I meant in general. Not sure what KCD has to do with this.
there aren't all that many open world RPGs around here, and Bethesda's open world rpgs offer you:
- ability to create your own character (in Witcher 3 you're stuck with Geralt, in KCD - with Henry, in assassin's creed games - with whatever fixed assassin i've forgot the name of, etc)
- freedom of doing whatever you want without some story shoved down your throat (witcher 3, MEA, DAI and AC are highly cinematic, KCD is both cinematic and highly restrictive)
- a lot of sidequests and activities that don't feel formulaic (AC, DAI and MEA are a checklist simulators, Witcher 3 is dangerously close to being a checklist simulator with all these question marks on the map)
- a certain degree of simulation that doesn't feel annoying (AC, DAI and MEA lack simulationist aspect, and KCD is too hard for a typical bethesda fan)

In a typical Bethesda game you can travel around the world, enter almost any building/house, pick up all sorts of crap like bottles and brooms, examine it in your inventory, you can see NPCs walking from point A to B on the map, NPCs have their own inventories and stats, there is a day/night cycle, etc.

Yeah, I'm pretty sure most people here are already familiar with what Bethesda offers.

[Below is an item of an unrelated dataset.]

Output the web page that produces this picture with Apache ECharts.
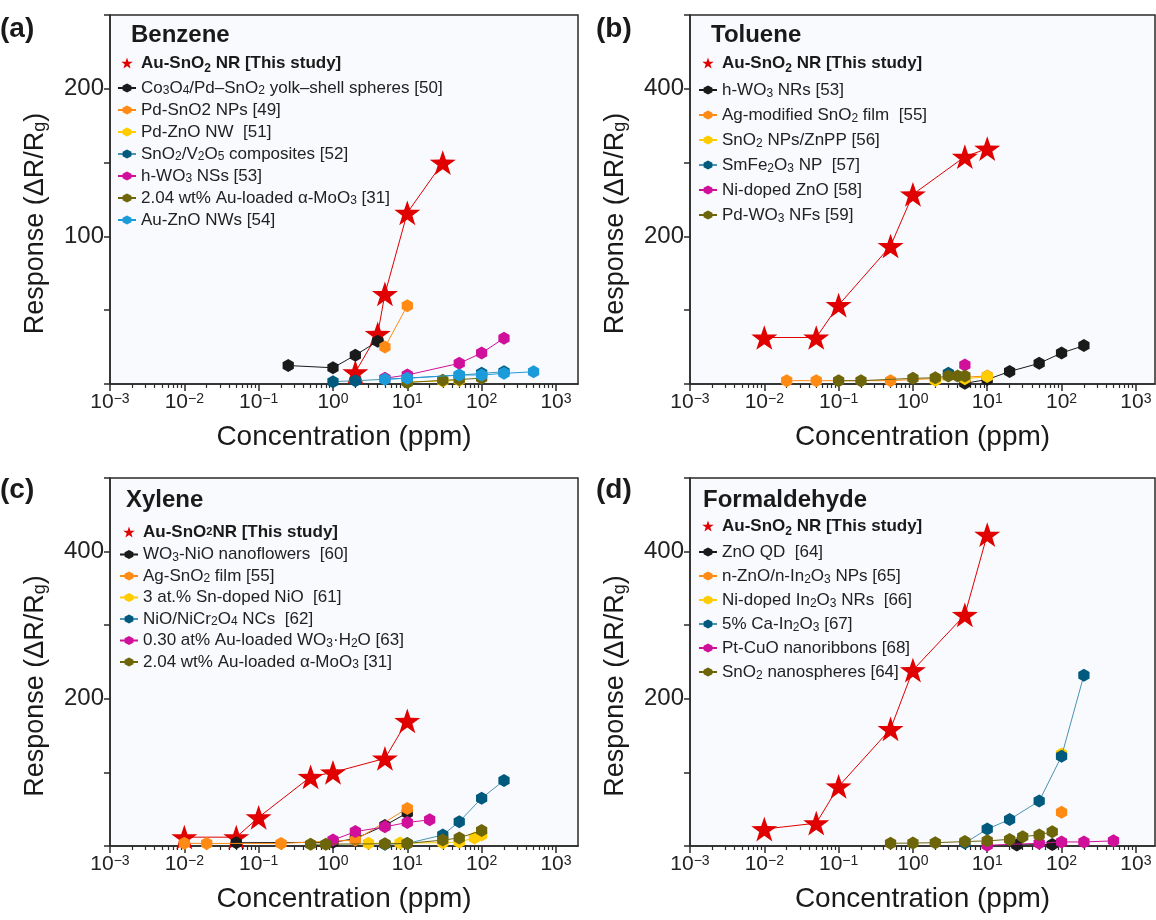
<!DOCTYPE html>
<html>
<head>
<meta charset="utf-8">
<script src="https://cdn.jsdelivr.net/npm/echarts@6/dist/echarts.min.js"></script>
<style>
html,body{margin:0;padding:0;background:#fff;}
#chart{width:1156px;height:920px;}
</style>
</head>
<body>
<div id="chart"></div>
<script>
// ---------- DATA ----------
// (a) Benzene  [concentration ppm, response]
const benzeneAuSnO2   = [[2,8],[4,34],[5,61],[10,116],[30,150]];
const benzeneCo3O4    = [[0.25,12.5],[1,11],[2,19.5],[4,29]];
const benzenePdSnO2   = [[5,25],[10,53]];
const benzenePdZnO    = [[10,1.5],[30,2],[50,2.5]];
const benzeneSnO2V2O5 = [[1,1.6],[2,2.2],[10,4],[50,6],[100,7.2],[200,8.3]];
const benzeneHWO3     = [[5,3.9],[10,6.1],[50,14],[100,21],[200,31]];
const benzeneAuMoO3   = [[10,1],[30,2.5],[50,3],[100,4]];
const benzeneAuZnO    = [[5,3.2],[10,3.9],[50,6.1],[100,6.1],[200,7.2],[500,8.3]];

// (b) Toluene
const tolueneAuSnO2   = [[0.01,63],[0.05,63],[0.1,107],[0.5,187],[1,257],[5,308],[10,319]];
const tolueneHWO3     = [[5,1],[10,6],[20,17],[50,28],[100,42],[200,52]];
const tolueneAgSnO2   = [[0.02,4.5],[0.05,4.5],[0.5,4.5],[10,10.8]];
const tolueneSnO2ZnPP = [[2,5],[5,7],[10,10]];
const tolueneSmFe2O3  = [[3,14.5]];
const tolueneNiZnO    = [[5,25.8]];
const toluenePdWO3    = [[0.1,4.5],[0.2,4.5],[1,7.7],[2,8.5],[3,10.8],[4,10.8],[5,10.8]];

// (c) Xylene
const xyleneAuSnO2    = [[0.01,12],[0.05,12],[0.1,39],[0.5,94],[1,100],[5,119],[10,170]];
const xyleneWO3NiO    = [[0.05,4.5],[1,5],[2,10],[5,28],[10,45]];
const xyleneAgSnO2    = [[0.01,3.7],[0.02,3.5],[0.2,3.5],[2,8],[10,51]];
const xyleneSnNiO     = [[3,3.7],[8,4],[30,4.5],[50,5.5],[80,11],[100,15]];
const xyleneNiCr2O4   = [[5,2.5],[10,3.5],[30,15],[50,33],[100,65],[200,89]];
const xyleneAuWO3H2O  = [[1,8],[2,19.6],[5,26],[10,32],[20,35.5]];
const xyleneAuMoO3    = [[0.5,2.5],[0.8,2.5],[5,3],[10,3.5],[30,8],[50,11],[100,21]];

// (d) Formaldehyde
const formAuSnO2      = [[0.01,23],[0.05,31],[0.1,81],[0.5,159],[1,239],[5,314],[10,423]];
const formZnOQD       = [[25,1.5],[75,2]];
const formZnOIn2O3    = [[100,46]];
const formNiIn2O3     = [[100,125]];
const formCaIn2O3     = [[5,4],[10,23],[20,36],[50,61],[100,122],[200,232]];
const formPtCuO       = [[10,1],[50,3.7],[100,5.5],[200,5.5],[500,7]];
const formSnO2Sph     = [[0.5,3.7],[1,4],[2,4.5],[5,6],[10,7],[20,9],[30,12.7],[50,15],[75,19.5]];

// axis ticks
const xMajorTicks = [0.001,0.01,0.1,1,10,100,1000];
const xMinorTicks = [];
[0.001,0.01,0.1,1,10,100,1000].forEach(d=>{for(let k=2;k<=9;k++){xMinorTicks.push(+(d*k).toPrecision(3));}});
const yLabelsA = [100,200];
const yLabelsOther = [200,400];

// ---------- STYLE ----------
const FONT = '"Liberation Sans", Arial, sans-serif';
const HEX = 'path://M50 0 L93.3 25 L93.3 75 L50 100 L6.7 75 L6.7 25 Z';
const STAR = 'path://M50 0 L61.8 35.1 L98.9 35.5 L69.1 57.6 L80.3 93 L50 71.5 L19.7 93 L30.9 57.6 L1.1 35.5 L38.2 35.1 Z';
const C = {
  red:'#e00000', black:'#1a1a1a', orange:'#ff8a14', yellow:'#ffcc00',
  teal:'#005a7d', magenta:'#d0109a', olive:'#6d650a', cyan:'#1c9bdb'
};
const lineOf = {teal:'#4a93b3'};

const grids = [
  {left:110, top:15,  width:468, height:369, xmax:1980, ymax:250, yint:50,  ylabels:yLabelsA},
  {left:690, top:15,  width:465, height:369, xmax:1810, ymax:500, yint:100, ylabels:yLabelsOther},
  {left:110, top:478, width:468, height:368, xmax:1980, ymax:500, yint:100, ylabels:yLabelsOther},
  {left:690, top:478, width:465, height:368, xmax:1810, ymax:500, yint:100, ylabels:yLabelsOther}
];

const labelMap = {
  'Au-SnO2 NR [This study]':'{b|Au-SnO}{bs|2}{b| NR [This study]}',
  'Au-SnO2NR [This study]':'{b|Au-SnO}{bs2|2}{b|NR [This study]}',
  'Co3O4/Pd–SnO2 yolk–shell spheres [50]':'Co{s|3}O{s|4}/Pd–SnO{s|2} yolk–shell spheres [50]',
  'Pd-SnO2 NPs [49]':'Pd-SnO2 NPs [49]',
  'Pd-ZnO NW [51]':'Pd-ZnO NW  [51]',
  'SnO2/V2O5 composites [52]':'SnO{s|2}/V{s|2}O{s|5} composites [52]',
  'h-WO3 NSs [53]':'h-WO{s|3} NSs [53]',
  '2.04 wt% Au-loaded α-MoO3 [31]':'2.04 wt% Au-loaded α-MoO{s|3} [31]',
  'Au-ZnO NWs [54]':'Au-ZnO NWs [54]',
  'h-WO3 NRs [53]':'h-WO{d|3} NRs [53]',
  'Ag-modified SnO2 film [55]':'Ag-modified SnO{d|2} film  [55]',
  'SnO2 NPs/ZnPP [56]':'SnO{d|2} NPs/ZnPP [56]',
  'SmFe2O3 NP [57]':'SmFe{d|2}O{d|3} NP  [57]',
  'Ni-doped ZnO [58]':'Ni-doped ZnO [58]',
  'Pd-WO3 NFs [59]':'Pd-WO{d|3} NFs [59]',
  'WO3-NiO nanoflowers [60]':'WO{s|3}-NiO nanoflowers  [60]',
  'Ag-SnO2 film [55]':'Ag-SnO{s|2} film [55]',
  '3 at.% Sn-doped NiO [61]':'3 at.% Sn-doped NiO  [61]',
  'NiO/NiCr2O4 NCs [62]':'NiO/NiCr{s|2}O{s|4} NCs  [62]',
  '0.30 at% Au-loaded WO3·H2O [63]':'0.30 at% Au-loaded WO{s|3}·H{s|2}O [63]',
  'ZnO QD [64]':'ZnO QD  [64]',
  'n-ZnO/n-In2O3 NPs [65]':'n-ZnO/n-In{d|2}O{d|3} NPs [65]',
  'Ni-doped In2O3 NRs [66]':'Ni-doped In{d|2}O{d|3} NRs  [66]',
  '5% Ca-In2O3 [67]':'5% Ca-In{d|2}O{d|3} [67]',
  'Pt-CuO nanoribbons [68]':'Pt-CuO nanoribbons [68]',
  'SnO2 nanospheres [64]':'SnO{d|2} nanospheres [64]'
};

const panels = [
  [
    ['Au-SnO2 NR [This study]', benzeneAuSnO2, 'red'],
    ['Co3O4/Pd–SnO2 yolk–shell spheres [50]', benzeneCo3O4, 'black'],
    ['Pd-SnO2 NPs [49]', benzenePdSnO2, 'orange'],
    ['Pd-ZnO NW [51]', benzenePdZnO, 'yellow'],
    ['SnO2/V2O5 composites [52]', benzeneSnO2V2O5, 'teal'],
    ['h-WO3 NSs [53]', benzeneHWO3, 'magenta'],
    ['2.04 wt% Au-loaded α-MoO3 [31]', benzeneAuMoO3, 'olive'],
    ['Au-ZnO NWs [54]', benzeneAuZnO, 'cyan']
  ],
  [
    ['Au-SnO2 NR [This study]', tolueneAuSnO2, 'red'],
    ['h-WO3 NRs [53]', tolueneHWO3, 'black'],
    ['Ag-modified SnO2 film [55]', tolueneAgSnO2, 'orange'],
    ['SnO2 NPs/ZnPP [56]', tolueneSnO2ZnPP, 'yellow'],
    ['SmFe2O3 NP [57]', tolueneSmFe2O3, 'teal'],
    ['Ni-doped ZnO [58]', tolueneNiZnO, 'magenta'],
    ['Pd-WO3 NFs [59]', toluenePdWO3, 'olive']
  ],
  [
    ['Au-SnO2NR [This study]', xyleneAuSnO2, 'red'],
    ['WO3-NiO nanoflowers [60]', xyleneWO3NiO, 'black'],
    ['Ag-SnO2 film [55]', xyleneAgSnO2, 'orange'],
    ['3 at.% Sn-doped NiO [61]', xyleneSnNiO, 'yellow'],
    ['NiO/NiCr2O4 NCs [62]', xyleneNiCr2O4, 'teal'],
    ['0.30 at% Au-loaded WO3·H2O [63]', xyleneAuWO3H2O, 'magenta'],
    ['2.04 wt% Au-loaded α-MoO3 [31]', xyleneAuMoO3, 'olive']
  ],
  [
    ['Au-SnO2 NR [This study]', formAuSnO2, 'red'],
    ['ZnO QD [64]', formZnOQD, 'black'],
    ['n-ZnO/n-In2O3 NPs [65]', formZnOIn2O3, 'orange'],
    ['Ni-doped In2O3 NRs [66]', formNiIn2O3, 'yellow'],
    ['5% Ca-In2O3 [67]', formCaIn2O3, 'teal'],
    ['Pt-CuO nanoribbons [68]', formPtCuO, 'magenta'],
    ['SnO2 nanospheres [64]', formSnO2Sph, 'olive']
  ]
];

const legendPos = [
  {left:117, top:51,  lh:18, gap:4,   blh:24},
  {left:698, top:51,  lh:20, gap:5,   blh:24},
  {left:119, top:522, lh:18, gap:3.5, blh:20},
  {left:698, top:514, lh:20, gap:4,   blh:24}
];

const richText = (lh, blh) => ({
  b:{fontWeight:'bold', fontSize:17, fontFamily:FONT, color:'#1a1a1a', lineHeight:blh},
  bs:{fontWeight:'bold', fontSize:12, fontFamily:FONT, color:'#1a1a1a', verticalAlign:'bottom', lineHeight:blh-6},
  bs2:{fontWeight:'bold', fontSize:11, fontFamily:FONT, color:'#1a1a1a', lineHeight:blh},
  s:{fontSize:12, fontFamily:FONT, color:'#222', verticalAlign:'bottom', lineHeight:lh-3},
  d:{fontSize:12, fontFamily:FONT, color:'#222', verticalAlign:'bottom', lineHeight:lh-6}
});

const xAxes = [], yAxes = [], series = [], legends = [], gridOpts = [];
grids.forEach((g, i) => {
  gridOpts.push({left:g.left, top:g.top, width:g.width, height:g.height, show:true,
    backgroundColor:'#f9fafd', borderColor:'#2a2a2a', borderWidth:1.5});
  xAxes.push({
    type:'log', gridIndex:i, position:'bottom', min:0.001, max:g.xmax, logBase:10,
    axisLine:{show:true, onZero:false, lineStyle:{color:'#2a2a2a', width:1.5}},
    axisTick:{show:true, inside:false, length:7, customValues:xMajorTicks, lineStyle:{color:'#2a2a2a', width:1.5}},
    axisLabel:{show:true, margin:8, customValues:xMajorTicks, color:'#222', fontFamily:FONT, fontSize:21,
      formatter:(v)=>{const e=Math.round(Math.log10(v)); return '10{sup|'+(e<0?'−'+(-e):e)+'}';},
      rich:{sup:{fontSize:14, fontFamily:FONT, color:'#222', verticalAlign:'top', lineHeight:14}}},
    splitLine:{show:false},
    name:'Concentration (ppm)', nameLocation:'middle', nameGap:39,
    nameTextStyle:{fontSize:28, fontFamily:FONT, color:'#1a1a1a'}
  });
  xAxes.push({
    type:'log', gridIndex:i, position:'bottom', offset:0, min:0.001, max:g.xmax, logBase:10,
    axisLine:{show:false},
    axisTick:{show:true, inside:false, length:4, customValues:xMinorTicks, lineStyle:{color:'#2a2a2a', width:1.2}},
    axisLabel:{show:false}, splitLine:{show:false}
  });
  yAxes.push({
    type:'value', gridIndex:i, min:0, max:g.ymax, interval:g.yint,
    axisLine:{show:true, onZero:false, lineStyle:{color:'#2a2a2a', width:1.5}},
    axisTick:{show:true, inside:false, length:6, lineStyle:{color:'#2a2a2a', width:1.5}},
    axisLabel:{show:true, margin:6, color:'#222', fontFamily:FONT, fontSize:24,
      formatter:(v)=> g.ylabels.indexOf(v) >= 0 ? String(v) : ''},
    splitLine:{show:false},
    name:'Response (ΔR/R{sub|g})', nameLocation:'middle', nameGap:61, nameRotate:90,
    nameTextStyle:{fontSize:27, fontFamily:FONT, color:'#1a1a1a', padding:[0,48,0,0],
      rich:{sub:{fontSize:18, fontFamily:FONT, color:'#1a1a1a', verticalAlign:'bottom', lineHeight:22}}}
  });
  const lp = legendPos[i];
  const names = [];
  panels[i].forEach(([name, data, col], k) => {
    const isStar = col === 'red';
    series.push({
      type:'line', name, data, xAxisIndex:i*2, yAxisIndex:i,
      symbol: isStar ? STAR : HEX, symbolSize: isStar ? 26 : 13,
      symbolKeepAspect:true,
      itemStyle:{color:C[col]},
      lineStyle:{color:lineOf[col] || C[col], width:1},
      emphasis:{disabled:true}, clip:false, z: 2 + k
    });
    names.push(isStar ? {name, icon:STAR, itemStyle:{color:C.red}} : {name});
  });
  legends.push({
    orient:'vertical', left:lp.left, top:lp.top, itemGap:lp.gap, itemWidth:18, itemHeight:11,
    padding:0, data:names, selectedMode:false,
    formatter:(n)=> labelMap[n] || n,
    textStyle:{fontSize:17, fontFamily:FONT, color:'#222', lineHeight:lp.lh, rich:richText(lp.lh, lp.blh)}
  });
});

const titles = [
  {text:'(a)', left:0, top:15},
  {text:'(b)', left:596, top:15},
  {text:'(c)', left:0, top:476},
  {text:'(d)', left:596, top:476},
  {text:'Benzene', left:131, top:23},
  {text:'Toluene', left:711, top:23},
  {text:'Xylene', left:126, top:488},
  {text:'Formaldehyde', left:703, top:488}
].map(t => ({...t, padding:0, textStyle:{fontSize: t.text.startsWith('(') ? 28 : 24, fontWeight:'bold', fontFamily:FONT, color:'#1a1a1a'}}));

const chart = echarts.init(document.getElementById('chart'), null, {renderer:'canvas'});
chart.setOption({
  animation:false,
  backgroundColor:'#ffffff',
  title:titles,
  grid:gridOpts,
  xAxis:xAxes,
  yAxis:yAxes,
  legend:legends,
  series:series
});
</script>
</body>
</html>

You're only summing up what we already know: that their games are mainstream open-world adventures with little depth or consequences.

That is besides the point Wunderbar was making. Sandboxes thrive on freedom and player agency, so by restricting those you are contradicting the main design principle behind that type of experience. So while Betheda's game worlds ever since Morrowind aren't in any way well designed, at least they don't make the dumb mistake of trying to implement "linear" progression/story in an experience that's suposed to be non-linear, like KCD, W3 and AC do.

Just cos you don't find it compelling doesn't make the games shallow in terms of gameplay systems. There is a reason why their games are buggy and unstable besides the engine being old and that is "you can do a lot in this game" as GREAT Feargus Urquhart once said :D

Um...no. The gameplay systems feel shallow because they are. Their games have some aspects that are fun, but being deep isn't one of them.

They at least have systems, their games aren't static. Other games that look similar don't even bother implementing those immersive sim systems. We all know how they don't care about C&C and narrative consistency and blabla whatnot bethesda games are shit amirite? let's circkejerk. but there are reasons why they've been successful, must be making somethings right.

But those systems are shallow and most of the times outrigth broken.
What they've been doing rigth is simple. They have a recognizable brand and decent marketing team with enough money to make huge hype campaigns guaranteeing big profits and good reviews on launch day, and they offer a very casual experience that gives of an ilusion of depth to plebs and appeals to people that like LARPing (which unfortunately is the vast majority of people that play RPG's nowadays).